* begin *

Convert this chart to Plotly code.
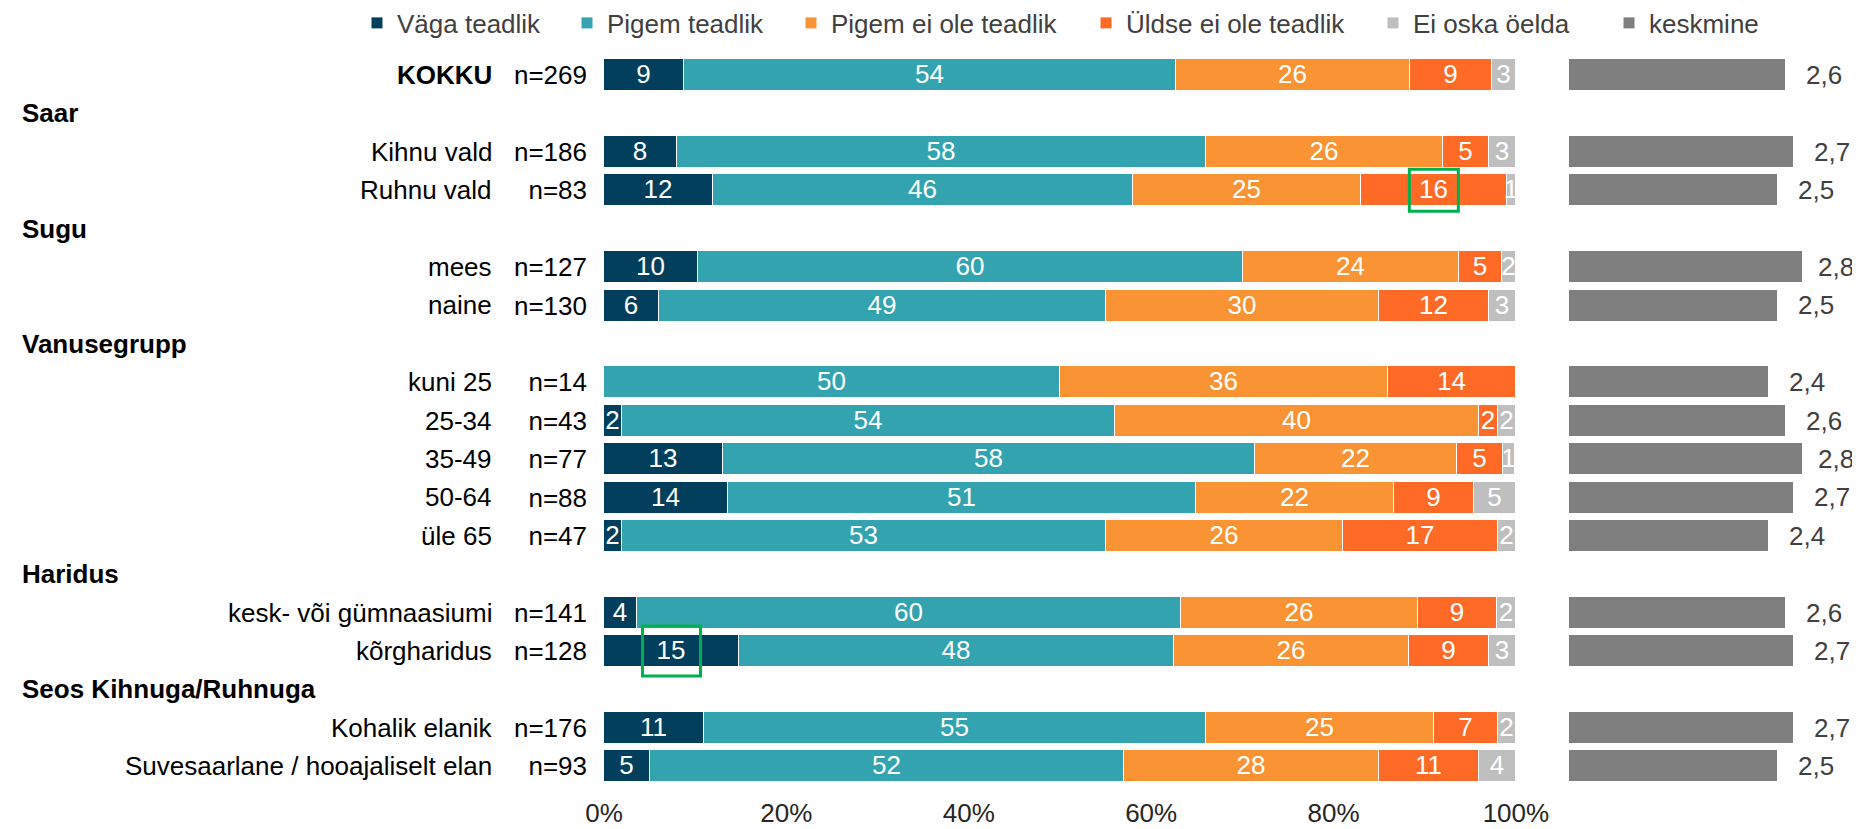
import plotly.graph_objects as go

# The page body has an 8px default margin; the figure is sized so it fits the window.
OFF = 8
W, H = 1860 - OFF, 829 - OFF

# ---------------- data ----------------
categories = ["KOKKU", "Kihnu vald", "Ruhnu vald", "mees", "naine", "kuni 25", "25-34",
              "35-49", "50-64", "üle 65", "kesk- või gümnaasiumi", "kõrgharidus",
              "Kohalik elanik", "Suvesaarlane / hooajaliselt elan"]
groups = [None, "Saar", "Saar", "Sugu", "Sugu", "Vanusegrupp", "Vanusegrupp",
          "Vanusegrupp", "Vanusegrupp", "Vanusegrupp", "Haridus", "Haridus",
          "Seos Kihnuga/Ruhnuga", "Seos Kihnuga/Ruhnuga"]
n_sizes = [269, 186, 83, 127, 130, 14, 43, 77, 88, 47, 141, 128, 176, 93]

vaga = [8.8, 8, 12, 10.3, 6, 0, 2, 13.0, 13.6, 2, 3.6, 14.8, 11, 5]
pigem = [53.9, 58, 46, 59.8, 49, 50, 54, 58.4, 51.3, 53, 59.7, 47.7, 55, 52]
pigem_ei = [25.7, 26, 25, 23.7, 30, 36, 40, 22.1, 21.7, 26, 26.0, 25.8, 25, 28]
uldse = [9.0, 5, 16, 4.7, 12, 14, 2, 5.1, 8.8, 17, 8.6, 8.8, 7, 11]
ei_oska = [2.6, 3, 1, 1.5, 3, 0, 2, 1.3, 4.6, 2, 2.1, 2.9, 2, 4]
keskmine = [2.6, 2.7, 2.5, 2.8, 2.5, 2.4, 2.6, 2.8, 2.7, 2.4, 2.6, 2.7, 2.7, 2.5]

series_names = ["Väga teadlik", "Pigem teadlik", "Pigem ei ole teadlik",
                "Üldse ei ole teadlik", "Ei oska öelda"]
series_values = [vaga, pigem, pigem_ei, uldse, ei_oska]
series_colors = ["#023F5C", "#33A4AF", "#FA9334", "#FF6A27", "#BFBFBF"]
mean_color = "#7F7F7F"

x_ticks = [0, 20, 40, 60, 80, 100]

# highlighted labels (row, series index, box width px, box height px)
highlights = [("Ruhnu vald", 3, 49, 42), ("kõrgharidus", 0, 58, 50)]

# ---------------- layout helpers ----------------
FONT = "Liberation Sans, Arial, sans-serif"
FS = 26


def fx(px):
    return (px - OFF) / W


def fy(py):
    return 1 - (py - OFF) / H


# assign slots (row positions), inserting group headings
row_slot, head_slot = [], []
prev = None
slot = 0
for g in groups:
    if g is not None and g != prev:
        head_slot.append((g, slot))
        slot += 1
    row_slot.append(slot)
    slot += 1
    prev = g
n_slots = slot

pitch = 38.4
top_center = 75
y_top = top_center - pitch / 2
y_bot = top_center + (n_slots - 1) * pitch + pitch / 2

x0_px, x1_px = 604, 1516
m0_px = 1569
m_scale = 83.4  # px per unit
m_max = (1860 - m0_px) / m_scale
# mean labels: right edge sits a fixed distance after the bar end,
# but is kept inside the chart area (like the original)
m_label_offset = 58 / m_scale
m_label_limit = (1856 - m0_px) / m_scale

fig = go.Figure()

legend_sq = [373, 583, 807, 1102, 1389, 1625]
legend_names = ["legend", "legend2", "legend3", "legend4", "legend5", "legend6"]

for i, (name, vals, col) in enumerate(zip(series_names, series_values, series_colors)):
    fig.add_trace(go.Bar(
        x=vals, y=row_slot, orientation="h", name=name,
        marker=dict(color=col, line=dict(color="white", width=1)),
        width=0.83,
        text=[str(round(v)) if v > 0 else "" for v in vals],
        textposition="inside", insidetextanchor="middle", textangle=0,
        constraintext="none",
        insidetextfont=dict(color="white", size=FS, family=FONT),
        hoverinfo="skip", cliponaxis=False,
        legend=legend_names[i], xaxis="x", yaxis="y",
    ))

fig.add_trace(go.Bar(
    x=keskmine, y=row_slot, orientation="h", name="keskmine",
    marker=dict(color=mean_color, line=dict(color="white", width=1)),
    width=0.83, hoverinfo="skip", cliponaxis=False,
    legend=legend_names[5], xaxis="x2", yaxis="y",
))

annotations = []
# category labels
for cat, s in zip(categories, row_slot):
    txt = f"<b>{cat}</b>" if cat == "KOKKU" else cat
    annotations.append(dict(x=fx(494), xref="paper", y=s, yref="y", text=txt,
                            xanchor="right", yanchor="middle", showarrow=False,
                            font=dict(size=FS, color="black", family=FONT)))
# headings
for g, s in head_slot:
    annotations.append(dict(x=fx(20), xref="paper", y=s, yref="y", text=f"<b>{g}</b>",
                            xanchor="left", yanchor="middle", showarrow=False,
                            font=dict(size=FS, color="black", family=FONT)))
# mean labels
for v, s in zip(keskmine, row_slot):
    annotations.append(dict(x=min(v + m_label_offset, m_label_limit), xref="x2", y=s,
                            yref="y", text=f"{v:.1f}".replace(".", ","),
                            xanchor="right", yanchor="middle", showarrow=False,
                            font=dict(size=FS, color="#404040", family=FONT)))

shapes = []
for cat, si, wpx, hpx in highlights:
    r = categories.index(cat)
    start = sum(series_values[k][r] for k in range(si))
    cx = start + series_values[si][r] / 2
    shapes.append(dict(type="rect", xref="x", yref="y",
                       xsizemode="pixel", ysizemode="pixel",
                       xanchor=cx, yanchor=row_slot[r],
                       x0=-wpx / 2, x1=wpx / 2, y0=-hpx / 2, y1=hpx / 2,
                       line=dict(color="#00B050", width=3), layer="above"))

layout = dict(
    width=W, height=H,
    margin=dict(l=0, r=0, t=0, b=0, autoexpand=False),
    paper_bgcolor="white", plot_bgcolor="white",
    barmode="stack", bargap=0,
    showlegend=True,
    font=dict(family=FONT, size=FS, color="#262626"),
    xaxis=dict(domain=[fx(x0_px), fx(x1_px)], range=[0, 100.01], tickvals=x_ticks,
               ticktext=[f"{t}%" for t in x_ticks], showgrid=False, zeroline=False,
               showline=False, ticks="", anchor="y", ticklabelstandoff=10,
               tickfont=dict(size=FS, color="#262626", family=FONT), automargin=False),
    xaxis2=dict(domain=[fx(m0_px), 1.0], range=[0, m_max],
                showgrid=False, zeroline=False, showline=False, showticklabels=False,
                ticks="", anchor="y"),
    yaxis=dict(domain=[fy(y_bot), fy(y_top)], range=[n_slots - 0.5, -0.5],
               tickvals=row_slot, ticktext=[f"n={n}" for n in n_sizes],
               showgrid=False, zeroline=False, showline=False, ticks="",
               ticklabelstandoff=16, automargin=False,
               tickfont=dict(size=FS, color="black", family=FONT)),
    annotations=annotations,
    shapes=shapes,
)
for ln, sq in zip(legend_names, legend_sq):
    layout[ln] = dict(x=fx(sq - 16), y=fy(23), xanchor="left", yanchor="middle",
                      orientation="h", bgcolor="rgba(0,0,0,0)", borderwidth=0,
                      font=dict(size=FS, color="#404040", family=FONT))
fig.update_layout(**layout)

fig.write_html("out.html")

* end *

> **GIVEN INSTRUCTION**: Copy each line above precisely, dropping the pictures.

> **FULL SOLUTION**:
Convert this chart to Plotly code.
import plotly.graph_objects as go

# The page body has an 8px default margin; the figure is sized so it fits the window.
OFF = 8
W, H = 1860 - OFF, 829 - OFF

# ---------------- data ----------------
categories = ["KOKKU", "Kihnu vald", "Ruhnu vald", "mees", "naine", "kuni 25", "25-34",
              "35-49", "50-64", "üle 65", "kesk- või gümnaasiumi", "kõrgharidus",
              "Kohalik elanik", "Suvesaarlane / hooajaliselt elan"]
groups = [None, "Saar", "Saar", "Sugu", "Sugu", "Vanusegrupp", "Vanusegrupp",
          "Vanusegrupp", "Vanusegrupp", "Vanusegrupp", "Haridus", "Haridus",
          "Seos Kihnuga/Ruhnuga", "Seos Kihnuga/Ruhnuga"]
n_sizes = [269, 186, 83, 127, 130, 14, 43, 77, 88, 47, 141, 128, 176, 93]

vaga = [8.8, 8, 12, 10.3, 6, 0, 2, 13.0, 13.6, 2, 3.6, 14.8, 11, 5]
pigem = [53.9, 58, 46, 59.8, 49, 50, 54, 58.4, 51.3, 53, 59.7, 47.7, 55, 52]
pigem_ei = [25.7, 26, 25, 23.7, 30, 36, 40, 22.1, 21.7, 26, 26.0, 25.8, 25, 28]
uldse = [9.0, 5, 16, 4.7, 12, 14, 2, 5.1, 8.8, 17, 8.6, 8.8, 7, 11]
ei_oska = [2.6, 3, 1, 1.5, 3, 0, 2, 1.3, 4.6, 2, 2.1, 2.9, 2, 4]
keskmine = [2.6, 2.7, 2.5, 2.8, 2.5, 2.4, 2.6, 2.8, 2.7, 2.4, 2.6, 2.7, 2.7, 2.5]

series_names = ["Väga teadlik", "Pigem teadlik", "Pigem ei ole teadlik",
                "Üldse ei ole teadlik", "Ei oska öelda"]
series_values = [vaga, pigem, pigem_ei, uldse, ei_oska]
series_colors = ["#023F5C", "#33A4AF", "#FA9334", "#FF6A27", "#BFBFBF"]
mean_color = "#7F7F7F"

x_ticks = [0, 20, 40, 60, 80, 100]

# highlighted labels (row, series index, box width px, box height px)
highlights = [("Ruhnu vald", 3, 49, 42), ("kõrgharidus", 0, 58, 50)]

# ---------------- layout helpers ----------------
FONT = "Liberation Sans, Arial, sans-serif"
FS = 26


def fx(px):
    return (px - OFF) / W


def fy(py):
    return 1 - (py - OFF) / H


# assign slots (row positions), inserting group headings
row_slot, head_slot = [], []
prev = None
slot = 0
for g in groups:
    if g is not None and g != prev:
        head_slot.append((g, slot))
        slot += 1
    row_slot.append(slot)
    slot += 1
    prev = g
n_slots = slot

pitch = 38.4
top_center = 75
y_top = top_center - pitch / 2
y_bot = top_center + (n_slots - 1) * pitch + pitch / 2

x0_px, x1_px = 604, 1516
m0_px = 1569
m_scale = 83.4  # px per unit
m_max = (1860 - m0_px) / m_scale
# mean labels: right edge sits a fixed distance after the bar end,
# but is kept inside the chart area (like the original)
m_label_offset = 58 / m_scale
m_label_limit = (1856 - m0_px) / m_scale

fig = go.Figure()

legend_sq = [373, 583, 807, 1102, 1389, 1625]
legend_names = ["legend", "legend2", "legend3", "legend4", "legend5", "legend6"]

for i, (name, vals, col) in enumerate(zip(series_names, series_values, series_colors)):
    fig.add_trace(go.Bar(
        x=vals, y=row_slot, orientation="h", name=name,
        marker=dict(color=col, line=dict(color="white", width=1)),
        width=0.83,
        text=[str(round(v)) if v > 0 else "" for v in vals],
        textposition="inside", insidetextanchor="middle", textangle=0,
        constraintext="none",
        insidetextfont=dict(color="white", size=FS, family=FONT),
        hoverinfo="skip", cliponaxis=False,
        legend=legend_names[i], xaxis="x", yaxis="y",
    ))

fig.add_trace(go.Bar(
    x=keskmine, y=row_slot, orientation="h", name="keskmine",
    marker=dict(color=mean_color, line=dict(color="white", width=1)),
    width=0.83, hoverinfo="skip", cliponaxis=False,
    legend=legend_names[5], xaxis="x2", yaxis="y",
))

annotations = []
# category labels
for cat, s in zip(categories, row_slot):
    txt = f"<b>{cat}</b>" if cat == "KOKKU" else cat
    annotations.append(dict(x=fx(494), xref="paper", y=s, yref="y", text=txt,
                            xanchor="right", yanchor="middle", showarrow=False,
                            font=dict(size=FS, color="black", family=FONT)))
# headings
for g, s in head_slot:
    annotations.append(dict(x=fx(20), xref="paper", y=s, yref="y", text=f"<b>{g}</b>",
                            xanchor="left", yanchor="middle", showarrow=False,
                            font=dict(size=FS, color="black", family=FONT)))
# mean labels
for v, s in zip(keskmine, row_slot):
    annotations.append(dict(x=min(v + m_label_offset, m_label_limit), xref="x2", y=s,
                            yref="y", text=f"{v:.1f}".replace(".", ","),
                            xanchor="right", yanchor="middle", showarrow=False,
                            font=dict(size=FS, color="#404040", family=FONT)))

shapes = []
for cat, si, wpx, hpx in highlights:
    r = categories.index(cat)
    start = sum(series_values[k][r] for k in range(si))
    cx = start + series_values[si][r] / 2
    shapes.append(dict(type="rect", xref="x", yref="y",
                       xsizemode="pixel", ysizemode="pixel",
                       xanchor=cx, yanchor=row_slot[r],
                       x0=-wpx / 2, x1=wpx / 2, y0=-hpx / 2, y1=hpx / 2,
                       line=dict(color="#00B050", width=3), layer="above"))

layout = dict(
    width=W, height=H,
    margin=dict(l=0, r=0, t=0, b=0, autoexpand=False),
    paper_bgcolor="white", plot_bgcolor="white",
    barmode="stack", bargap=0,
    showlegend=True,
    font=dict(family=FONT, size=FS, color="#262626"),
    xaxis=dict(domain=[fx(x0_px), fx(x1_px)], range=[0, 100.01], tickvals=x_ticks,
               ticktext=[f"{t}%" for t in x_ticks], showgrid=False, zeroline=False,
               showline=False, ticks="", anchor="y", ticklabelstandoff=10,
               tickfont=dict(size=FS, color="#262626", family=FONT), automargin=False),
    xaxis2=dict(domain=[fx(m0_px), 1.0], range=[0, m_max],
                showgrid=False, zeroline=False, showline=False, showticklabels=False,
                ticks="", anchor="y"),
    yaxis=dict(domain=[fy(y_bot), fy(y_top)], range=[n_slots - 0.5, -0.5],
               tickvals=row_slot, ticktext=[f"n={n}" for n in n_sizes],
               showgrid=False, zeroline=False, showline=False, ticks="",
               ticklabelstandoff=16, automargin=False,
               tickfont=dict(size=FS, color="black", family=FONT)),
    annotations=annotations,
    shapes=shapes,
)
for ln, sq in zip(legend_names, legend_sq):
    layout[ln] = dict(x=fx(sq - 16), y=fy(23), xanchor="left", yanchor="middle",
                      orientation="h", bgcolor="rgba(0,0,0,0)", borderwidth=0,
                      font=dict(size=FS, color="#404040", family=FONT))
fig.update_layout(**layout)

fig.write_html("out.html")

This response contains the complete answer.